The dissertation traces the emergence of Art Writing in the second half of the 20th century and intends to read Art Writing as a literary genre in its own right. As part of the creative industries, Art Writing deals with the creative production of knowledge-based analyses and judgments of artworks, exhibitions as well as the historically or systematically questioning of aesthetics and the aesthetic field.

It is based on three conditions: the openness of the artwork, an institutionalization that stabilizes this openness, and the art writer’s rejection of objective norms that determine the aesthetic field. Whereas classical art critique adheres to the status and function of the critical judgment, texts of art writing question the place of judgment.

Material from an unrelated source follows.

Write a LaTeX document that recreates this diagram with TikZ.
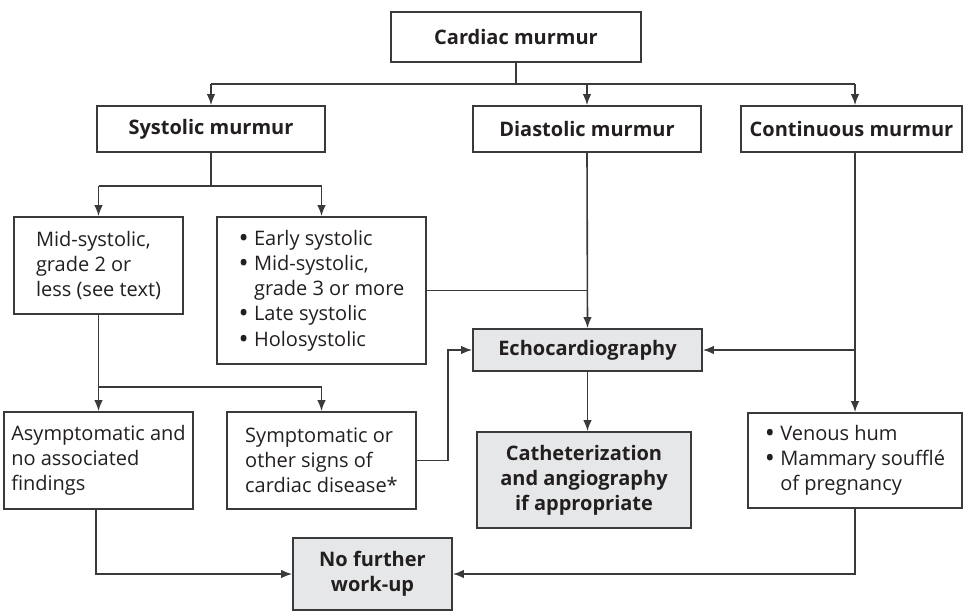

In that respect, Art Writing emphasizes the literary constitution of the production of signs and signification.

Art Writers like Lynne Tillman, Chris Kraus, T.J. Clark, Walter Grasskamp, Brian Dillon, Saul Anton und Jean-Max Colard react to the tectonic shift of the aesthetic field in the 20th century with a literarization and subjectivization of art critique. The analysis of the margin between art critique and art writing, aesthetic judgment and literary production discusses recent research results in literary studies and art history, and complements the expansion of art writing with a recourse to Denis Diderot’s “Salons” as predecessor of a radical subjective and poetic art critique.